= Gertrud Maria Mell =

Swedish composer and choir director

Gertrud Maria Mell (15 August 1947 – 30 June 2016), as a singer sometimes simply Maria Mell, was a Swedish composer, musician and sea captain. She worked as a music teacher, served as a church organist and cantor, and directed four choirs. Mell began composing in 1961, creating four symphonies, various classical pieces as well as pop music.

==Biography==
Born on 15 August 1947 in Ed, Dalsland, in south-western Sweden, Gertrud Maria Mell was the daughter of Torsten Mell, a station inspector, and Iris Olofson. Between 1965 and 1967, she studied instrumentation and conducting at the Lund Musik Conservatory, graduating as an organist and cantor in 1967 and as a church choir director in 1968. In addition to music, she studied seafaring, qualifying as a skipper (1971), ship's mechanic (1979) and sea captain (1981).

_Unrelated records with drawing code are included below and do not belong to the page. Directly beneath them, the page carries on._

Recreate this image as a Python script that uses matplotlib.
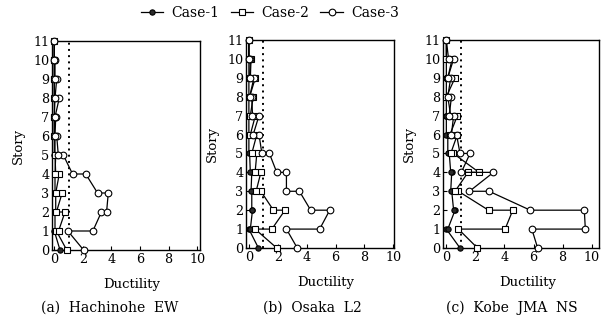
import numpy as np
import matplotlib
matplotlib.use("Agg")
import matplotlib.pyplot as plt
from matplotlib.lines import Line2D

plt.rcParams['font.family'] = ['DejaVu Serif']

# story level of every point along a profile: base, two points per floor, roof
story_path = [0] + [s for s in range(1, 11) for _ in range(2)] + [11]

# (a) Hachinohe EW
a_case1 = [0.4, 0.0, 0.05, 0.05, 0.1, 0.1, 0.05, 0.05, 0.1, 0.05, 0.0,
           0.0, 0.0, 0.0, 0.0, 0.0, 0.0, 0.0, 0.0, 0.0, 0.0, 0.0]
a_case2 = [0.87, 0.15, 0.3, 0.75, 0.15, 0.55, 0.1, 0.35, 0.05, 0.1, 0.05,
           0.05, 0.0, 0.0, 0.0, 0.05, 0.0, 0.0, 0.0, 0.0, 0.0, 0.0]
a_case3 = [2.05, 0.95, 2.7, 3.3, 3.66, 3.78, 3.03, 2.2, 1.28, 0.63, 0.28,
           0.17, 0.05, 0.1, 0.05, 0.35, 0.05, 0.17, 0.05, 0.05, 0.0, 0.0]

# (b) Osaka L2
b_case1 = [0.66, 0.0, 0.1, 0.25, 0.2, 0.2, 0.15, 0.2, 0.1, 0.05, 0.0,
           0.0, 0.0, 0.0, 0.0, 0.0, 0.0, 0.0, 0.0, 0.0, 0.0, 0.0]
b_case2 = [1.93, 0.43, 1.59, 2.5, 1.7, 0.83, 0.5, 0.83, 0.43, 0.55, 0.2,
           0.55, 0.1, 0.45, 0.1, 0.3, 0.05, 0.45, 0.1, 0.15, 0.0, 0.0]
b_case3 = [3.35, 2.6, 4.9, 5.6, 4.28, 3.5, 2.6, 2.6, 1.93, 1.42, 0.9,
           0.7, 0.3, 0.7, 0.25, 0.2, 0.05, 0.35, 0.05, 0.1, 0.0, 0.0]

# (c) Kobe JMA NS
c_case1 = [0.94, 0.0, 0.1, 0.6, 0.5, 0.37, 0.3, 0.37, 0.3, 0.2, 0.1,
           0.1, 0.0, 0.0, 0.0, 0.0, 0.0, 0.0, 0.0, 0.0, 0.0, 0.0]
c_case2 = [2.14, 0.83, 4.04, 4.57, 2.9, 0.83, 0.6, 1.49, 2.25, 0.48, 0.3,
           0.76, 0.25, 0.76, 0.3, 0.1, 0.0, 0.6, 0.1, 0.4, 0.0, 0.0]
c_case3 = [6.28, 5.88, 9.56, 9.49, 5.77, 2.94, 1.59, 3.24, 1.03, 1.63, 0.94,
           0.7, 0.35, 0.5, 0.2, 0.35, 0.1, 0.3, 0.1, 0.5, 0.15, 0.0]

case_labels = ['Case-1', 'Case-2', 'Case-3']
panel_titles = ['(a)  Hachinohe  EW', '(b)  Osaka  L2', '(c)  Kobe  JMA  NS']
xticks = [0, 2, 4, 6, 8, 10]
yticks = list(range(12))
limit_ductility = 1.0

panels = [(a_case1, a_case2, a_case3),
          (b_case1, b_case2, b_case3),
          (c_case1, c_case2, c_case3)]

W, H = 608, 327
fig = plt.figure(figsize=(W / 100, H / 100), dpi=100)

# axes boxes in pixels: left, right, top, bottom
boxes = [(52, 200, 41, 250), (246, 394, 40, 248), (443, 599, 40, 248)]
xlims = [(-0.16, 10.2), (-0.2, 10.05), (-0.23, 10.5)]
title_x = [110, 312, 512]

styles = [dict(marker='o', markersize=3.8, markerfacecolor='#2a2a2a', markeredgecolor='black'),
          dict(marker='s', markersize=4.6, markerfacecolor='white', markeredgecolor='black'),
          dict(marker='o', markersize=4.8, markerfacecolor='white', markeredgecolor='black')]

for (l, r, t, b), xl, cases, tt, tx in zip(boxes, xlims, panels, panel_titles, title_x):
    ax = fig.add_axes([l / W, 1 - b / H, (r - l) / W, (b - t) / H])
    ax.plot([limit_ductility, limit_ductility], [0, 11], color='black',
            linestyle=(0, (1, 2.2)), linewidth=1.4, zorder=1)
    for vals, st in zip(cases, styles):
        ax.plot(vals, story_path, color='black', linewidth=0.9,
                markeredgewidth=0.8, clip_on=False, zorder=3, **st)
    ax.set_xlim(*xl)
    ax.set_ylim(0, 11)
    ax.set_xticks(xticks)
    ax.set_yticks(yticks)
    ax.tick_params(direction='in', length=3, width=0.8, labelsize=9.2, pad=2)
    for sp in ax.spines.values():
        sp.set_linewidth(1.0)
    ax.set_xlabel('Ductility', fontsize=9.5)
    ax.xaxis.set_label_coords(0.54, -0.135)
    ax.text(-34 / (r - l), 0.5, 'Story', transform=ax.transAxes, rotation=90,
            ha='center', va='center', fontsize=9.5)
    fig.text(tx / W, 1 - 308 / H, tt, ha='center', va='center', fontsize=10)

handles = [Line2D([], [], color='black', linewidth=0.9, markeredgewidth=0.8, **st)
           for st in styles]
fig.legend(handles, case_labels, loc='center', bbox_to_anchor=(270 / W, 1 - 13 / H),
           ncol=3, frameon=False, fontsize=10, handlelength=1.6, handletextpad=0.6,
           columnspacing=0.8, borderpad=0)

fig.savefig('out.png', dpi=100)
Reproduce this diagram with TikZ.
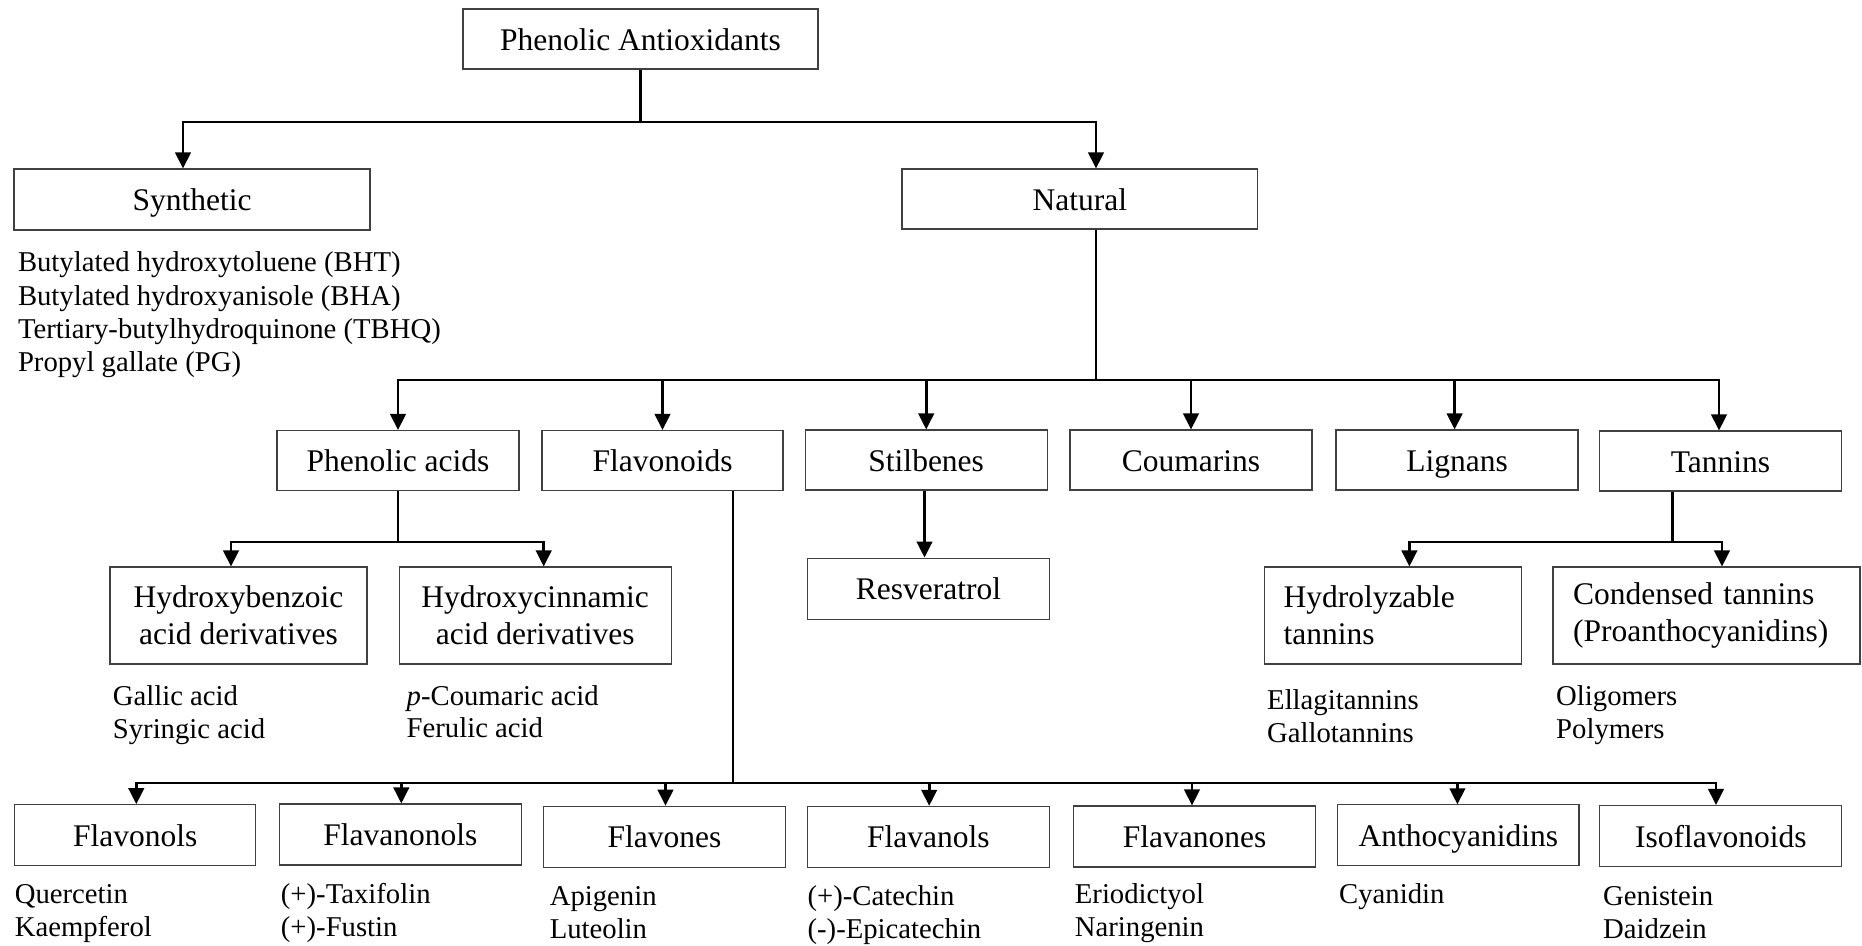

Mell was an organist in Töftedal Church (1967–1976) as well as a music teacher in Ed (1969–1971) and in Bengtsfors (1972–1976). During that period she also gave private lessons in piano and voice. From 1976, she worked as a sailor on a Transatlantic ship, serving as a captain in 1982. In 1982, she was appointed head musician at the Pater Noster Church in Gothenburg.

Active as a conductor from 1961, she wrote four symphonies, a string quartet, chamber music, choral works, organ pieces, songs, symphonic poems as well as pop and dance music.

Mell made at least two recordings: an LP titled Mell (1971) and Mermaid, an EP (1977), with the songs "Avsked" and "Hav". Here the artist's name is given simply as Maria Mell.

Gertrud Maria Mell died on 30 June 2016.